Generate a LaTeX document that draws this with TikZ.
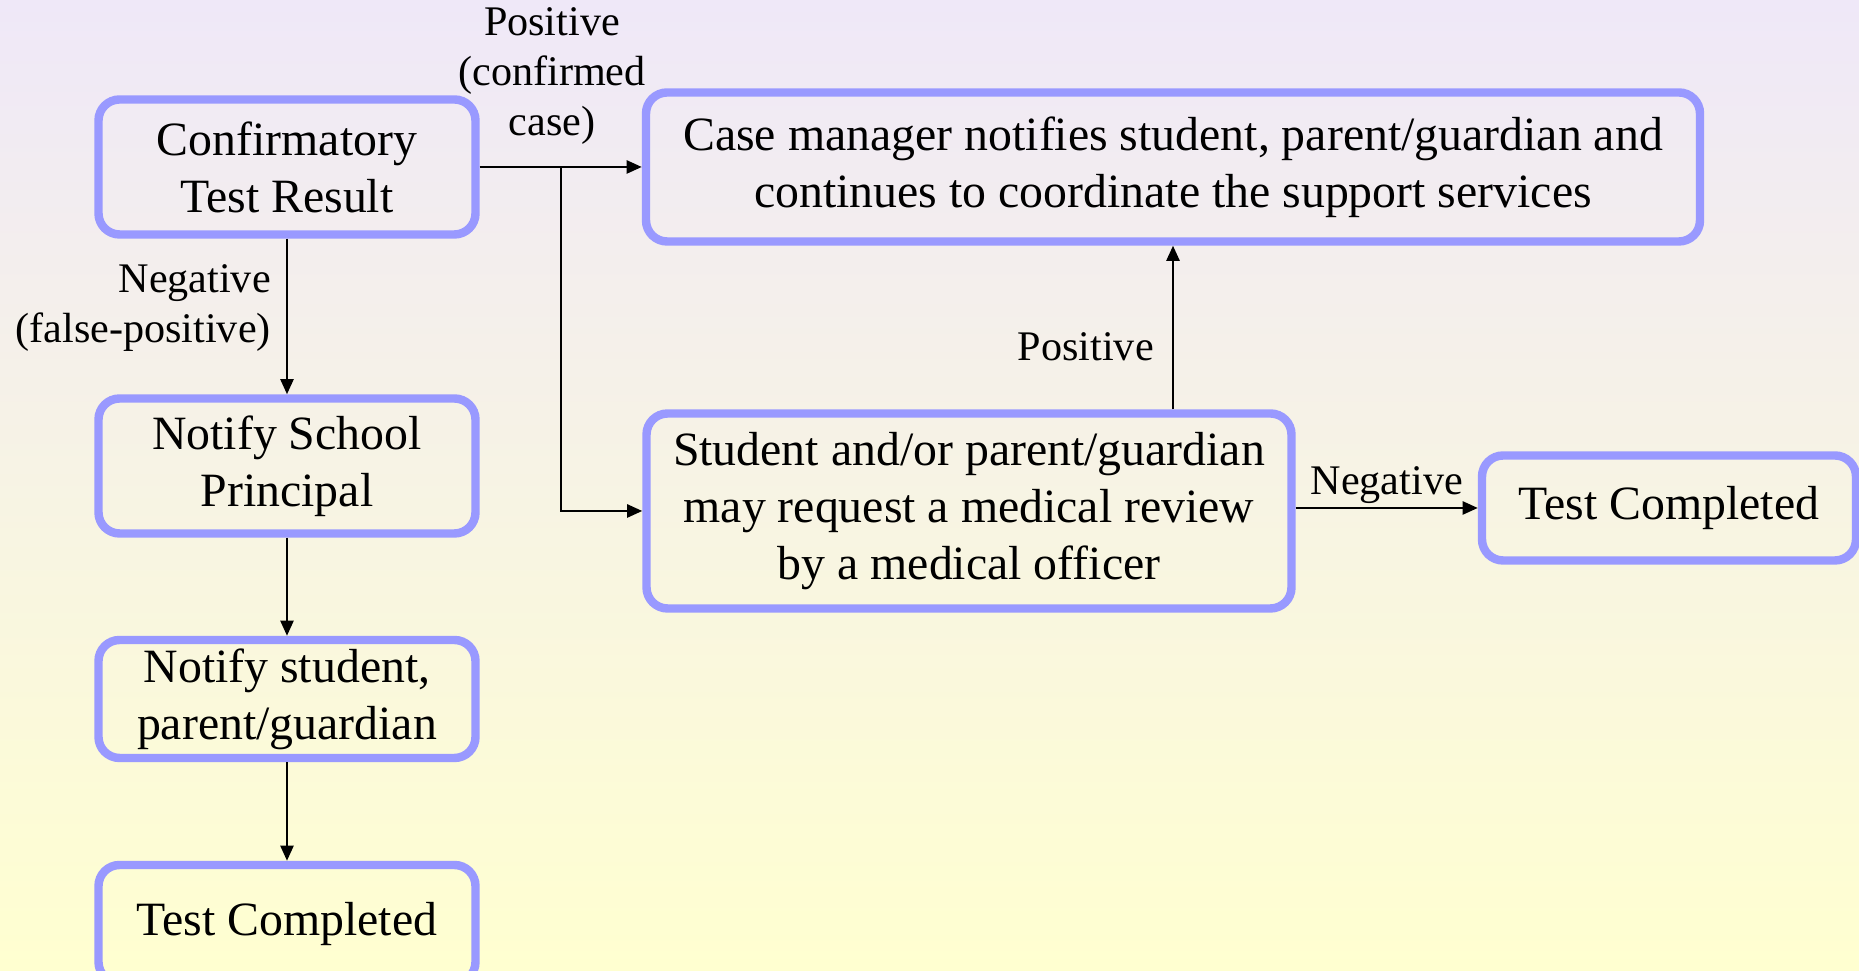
\documentclass[tikz,border=0pt]{standalone}
\usepackage{fontspec}
\setmainfont{Liberation Serif}
\usetikzlibrary{arrows.meta}

\definecolor{boxblue}{RGB}{153,153,255}
\definecolor{bgtop}{RGB}{239,232,248}
\definecolor{bgbottom}{RGB}{255,255,208}

\tikzset{
  flowbox/.style={draw=boxblue, line width=2.4pt, rounded corners=6pt,
    align=center, inner sep=2pt, font=\fontsize{13.6}{16.2}\selectfont},
  lbl/.style={font=\fontsize{12}{14.3}\selectfont, align=center, inner sep=1pt},
  flow/.style={-{Triangle[length=4.3pt,width=3.7pt]}, line width=0.7pt},
}

\begin{document}
\begin{tikzpicture}
% 背景
\useasboundingbox (0,0) rectangle (18.59,9.71);
\clip (0,0) rectangle (18.59,9.71);
\shade[top color=bgtop, bottom color=bgbottom] (0,0) rectangle (18.59,9.71);

% 左列的方框
\node[flowbox, minimum width=3.77cm, minimum height=1.35cm] (confirm) at (2.87,8.04) {Confirmatory\\Test Result};
\node[flowbox, minimum width=3.77cm, minimum height=1.35cm] (principal) at (2.87,5.05) {Notify School\\Principal};
\node[flowbox, minimum width=3.77cm, minimum height=1.18cm] (notify) at (2.87,2.72) {Notify student,\\parent/guardian};
\node[flowbox, minimum width=3.77cm, minimum height=1.18cm] (doneleft) at (2.87,0.47) {Test Completed};

% 右侧的方框
\node[flowbox, minimum width=10.54cm, minimum height=1.49cm] (casemgr) at (11.73,8.04) {Case manager notifies student, parent/guardian and\\continues to coordinate the support services};
\node[flowbox, minimum width=6.45cm, minimum height=1.95cm] (review) at (9.69,4.60) {Student and/or parent/guardian\\may request a medical review\\by a medical officer};
\node[flowbox, minimum width=3.74cm, minimum height=1.05cm] (doneright) at (16.69,4.63) {Test Completed};

% 左列的连线
\draw[flow] (confirm) -- (principal);
\draw[flow] (principal) -- (notify);
\draw[flow] (notify) -- (doneleft);
\node[lbl, align=right, anchor=east] (neglabel) at (2.75,6.63) {Negative\\(false-positive)};

% 阳性结果的分支
\coordinate (split) at (5.61,8.04);
\draw[flow] (confirm) -- (casemgr);
\draw[flow] (split) |- (review.west);
\node[lbl] (poslabel) at (5.52,8.95) {Positive\\(confirmed\\case)};

% 医学复查之后
\draw[flow] (review.north -| casemgr.south) -- (casemgr.south);
\node[lbl, anchor=east] (reviewpos) at (11.58,6.24) {Positive};
\draw[flow] (review.east |- doneright) -- node[lbl, above] (reviewneg) {Negative} (doneright);

\end{tikzpicture}
\end{document}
^^^^
### Problem requirements
Pictures are excluded; output everything else in the data verbatim.

### Completed task
Generate a LaTeX document that draws this with TikZ.
\documentclass[tikz,border=0pt]{standalone}
\usepackage{fontspec}
\setmainfont{Liberation Serif}
\usetikzlibrary{arrows.meta}

\definecolor{boxblue}{RGB}{153,153,255}
\definecolor{bgtop}{RGB}{239,232,248}
\definecolor{bgbottom}{RGB}{255,255,208}

\tikzset{
  flowbox/.style={draw=boxblue, line width=2.4pt, rounded corners=6pt,
    align=center, inner sep=2pt, font=\fontsize{13.6}{16.2}\selectfont},
  lbl/.style={font=\fontsize{12}{14.3}\selectfont, align=center, inner sep=1pt},
  flow/.style={-{Triangle[length=4.3pt,width=3.7pt]}, line width=0.7pt},
}

\begin{document}
\begin{tikzpicture}
% 背景
\useasboundingbox (0,0) rectangle (18.59,9.71);
\clip (0,0) rectangle (18.59,9.71);
\shade[top color=bgtop, bottom color=bgbottom] (0,0) rectangle (18.59,9.71);

% 左列的方框
\node[flowbox, minimum width=3.77cm, minimum height=1.35cm] (confirm) at (2.87,8.04) {Confirmatory\\Test Result};
\node[flowbox, minimum width=3.77cm, minimum height=1.35cm] (principal) at (2.87,5.05) {Notify School\\Principal};
\node[flowbox, minimum width=3.77cm, minimum height=1.18cm] (notify) at (2.87,2.72) {Notify student,\\parent/guardian};
\node[flowbox, minimum width=3.77cm, minimum height=1.18cm] (doneleft) at (2.87,0.47) {Test Completed};

% 右侧的方框
\node[flowbox, minimum width=10.54cm, minimum height=1.49cm] (casemgr) at (11.73,8.04) {Case manager notifies student, parent/guardian and\\continues to coordinate the support services};
\node[flowbox, minimum width=6.45cm, minimum height=1.95cm] (review) at (9.69,4.60) {Student and/or parent/guardian\\may request a medical review\\by a medical officer};
\node[flowbox, minimum width=3.74cm, minimum height=1.05cm] (doneright) at (16.69,4.63) {Test Completed};

% 左列的连线
\draw[flow] (confirm) -- (principal);
\draw[flow] (principal) -- (notify);
\draw[flow] (notify) -- (doneleft);
\node[lbl, align=right, anchor=east] (neglabel) at (2.75,6.63) {Negative\\(false-positive)};

% 阳性结果的分支
\coordinate (split) at (5.61,8.04);
\draw[flow] (confirm) -- (casemgr);
\draw[flow] (split) |- (review.west);
\node[lbl] (poslabel) at (5.52,8.95) {Positive\\(confirmed\\case)};

% 医学复查之后
\draw[flow] (review.north -| casemgr.south) -- (casemgr.south);
\node[lbl, anchor=east] (reviewpos) at (11.58,6.24) {Positive};
\draw[flow] (review.east |- doneright) -- node[lbl, above] (reviewneg) {Negative} (doneright);

\end{tikzpicture}
\end{document}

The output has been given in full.